“Discovery” Did VFX Shots & Score From Home

The recent third season premiere of “Star Trek: Discovery” boasted a bunch of visual effects shots that maintain the high standard of the previous seasons, in fact they went further in many ways due to the narrative being set in a whole new and much more advanced century.

A new piece at Indiewire has gone into how the series has adapted for the COVID-19 times. Filming on the new season wrapped at the end of February this year, just a few weeks before the pandemic shut down production everywhere.

That meant that a huge chunk of the post production had to be done from home, something that was difficult at first but those involved have since adapted. Producer Alex Kurtzman said during a recent Zoom interview:

“Our editors, miraculously and heroically, took their editing bays into their living rooms. And we cut the entire season, in collaboration, just the way I’m talking to you right now. We also scored the entire season, mixed the entire season, color timed the entire season, all from this laptop.”

Things went much further though. The series boasts a full orchestral score and series composer Jeff Russo apparently sent microphones to each of the orchestra members homes to record their individual parts so they could all be mixed together later on as if playing in unison.

Then there were certain VFX shots that needed actors to appear in them, so those actors were sent motion-capture equipment to finish elements of their performance at home:

“It’s an actual actor at their home motion-capture studio, which then gets rendered in the computer as a living thing.

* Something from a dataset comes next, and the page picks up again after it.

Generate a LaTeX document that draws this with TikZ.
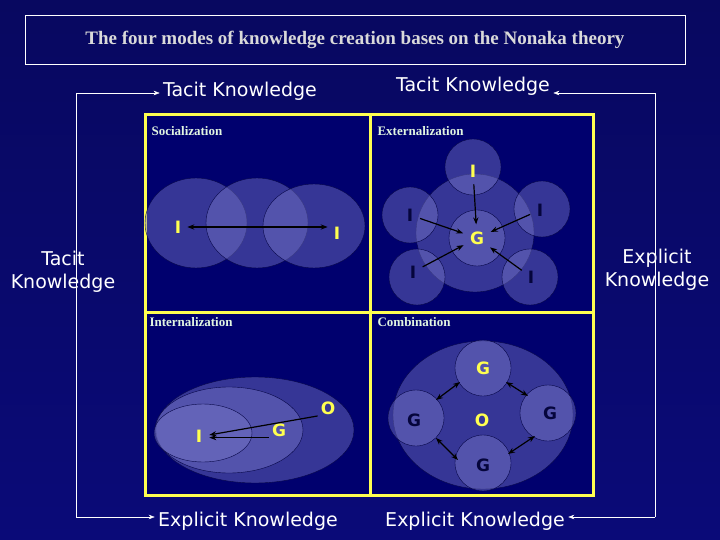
\documentclass[tikz,border=0pt]{standalone}
\usepackage{fontspec}
\setsansfont{DejaVu Sans}
\setmainfont{Liberation Serif}
\usetikzlibrary{arrows.meta}
\definecolor{navy}{RGB}{10,10,120}
\definecolor{deepnavy}{RGB}{0,0,110}
\definecolor{blob}{RGB}{120,120,200}
\definecolor{pale}{RGB}{225,245,225}
\definecolor{lyellow}{RGB}{255,255,80}
\tikzset{
  quad/.style={draw=lyellow, line width=3pt, fill=deepnavy},
  blob/.style={draw=navy!60!black, fill=blob, fill opacity=0.45},
  lbl/.style={text=lyellow, font=\sffamily\bfseries\fontsize{17}{19}\selectfont, inner sep=1pt},
  dlbl/.style={text=navy!50!black, font=\sffamily\bfseries\fontsize{17}{19}\selectfont, inner sep=1pt},
  side/.style={text=white, font=\sffamily\fontsize{19}{23}\selectfont, align=center},
  mode/.style={text=pale, font=\rmfamily\bfseries\fontsize{13}{15}\selectfont, anchor=west},
  link/.style={-{Stealth[length=7pt]}, line width=1.2pt, black, shorten <=6pt, shorten >=6pt},
  dlink/.style={{Stealth[length=7pt]}-{Stealth[length=7pt]}, line width=1.2pt, black},
  bracket/.style={white, -{Stealth[length=6pt]}}
}
\begin{document}
\begin{tikzpicture}[x=1pt,y=-1pt]
\shade[top color=navy!80!black, bottom color=navy] (0,0) rectangle (720,540);
\useasboundingbox (0,0) rectangle (720,540);
% title
\node[draw=white, minimum width=660pt, minimum height=49pt, text=white!85!black,
  font=\rmfamily\bfseries\fontsize{19}{21}\selectfont] (title) at (355,40) {The four modes of knowledge creation bases on the Nonaka theory};
% quadrants
\draw[quad] (145,115) rectangle (370,312);
\draw[quad] (370,115) rectangle (593,312);
\draw[quad] (145,312) rectangle (370,495);
\draw[quad] (370,312) rectangle (593,495);
\node[mode] (soc) at (148,131) {Socialization};
\node[mode] (ext) at (374,131) {Externalization};
\node[mode] (int) at (146,322) {Internalization};
\node[mode] (com) at (374,322) {Combination};
% axis labels
\node[side] (tl) at (240,91) {Tacit Knowledge};
\node[side] (tr) at (473,86) {Tacit Knowledge};
\node[side] (lt) at (63,272) {Tacit\\Knowledge};
\node[side] (re) at (657,270) {Explicit\\Knowledge};
\node[side] (bl) at (248,521) {Explicit Knowledge};
\node[side] (br) at (475,521) {Explicit Knowledge};
\coordinate (c1) at (76,93);
\coordinate (c2) at (76,517);
\coordinate (c3) at (655,93);
\coordinate (c4) at (655,517);
\draw[white] (c1) -- (c2);
\draw[white] (c3) -- (c4);
\draw[bracket] (c1) -- (c1 -| tl.west);
\draw[bracket] (c2) -- (c2 -| bl.west);
\draw[bracket] (c3) -- (c3 -| tr.east);
\draw[bracket] (c4) -- (c4 -| br.east);
% socialization
\draw[blob] (196,223) ellipse (51 and 45);
\draw[blob] (257,223) ellipse (51 and 45);
\draw[blob] (314,226) ellipse (51 and 42);
\node[lbl] (s1) at (178,227) {I};
\node[lbl] (s2) at (337,233) {I};
\draw[dlink] ([xshift=5pt]s1.east) -- ([xshift=-5pt]s1.east -| s2.west);
% externalization
\draw[blob] (475,233) circle (59);
\foreach \p in {(473,167),(410,215),(542,209),(417,277),(530,277)}
  \draw[blob] \p circle (28);
\draw[blob] (477,238) circle (28);
\node[lbl] (eg) at (477,238) {G};
\node[lbl] (e1) at (473,171) {I};
\node[dlbl] (e2) at (410,215) {I};
\node[dlbl] (e3) at (540,210) {I};
\node[dlbl] (e4) at (413,272) {I};
\node[dlbl] (e5) at (531,277) {I};
\foreach \n in {e1,e2,e3,e4,e5}
  \draw[link] (\n) -- (eg);
% internalization
\draw[blob] (255,430) ellipse (99 and 53);
\draw[blob] (229,430) ellipse (74 and 43);
\draw[blob] (203,433) ellipse (49 and 29);
\node[lbl] (ii) at (199,436) {I};
\node[lbl] (ig) at (279,430) {G};
\node[lbl] (io) at (328,408) {O};
\draw[link, shorten <=2pt] (io.south west) -- (ii.east);
\draw[link, shorten <=2pt] (ig.south west) -- (ig.south west -| ii.east);
% combination
\draw[blob] (483,415) ellipse (90 and 74);
\foreach \p in {(483,368),(416,418),(548,413),(483,463)}
  \draw[blob] \p circle (28);
\node[lbl] (cg1) at (483,368) {G};
\node[dlbl] (cg2) at (414,420) {G};
\node[dlbl] (cg3) at (550,413) {G};
\node[dlbl] (cg4) at (483,465) {G};
\node[lbl] (co) at (482,420) {O};
\draw[dlink] (460,382) -- (436,400);
\draw[dlink] (506,382) -- (528,396);
\draw[dlink] (436,438) -- (458,460);
\draw[dlink] (508,454) -- (535,436);
\end{tikzpicture}
\end{document}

It’s a real person…Each of our actors have been scanned, so we can actually impose their faces on a body, which is quite something.”

Post-production work on the third season is still ongoing, but for the most part those involved are gearing up to start shooting a fourth season with the cast recently traveling to Toronto to begin their quarantine before production starts. Shooting will take place with full COVID safety protocols in place.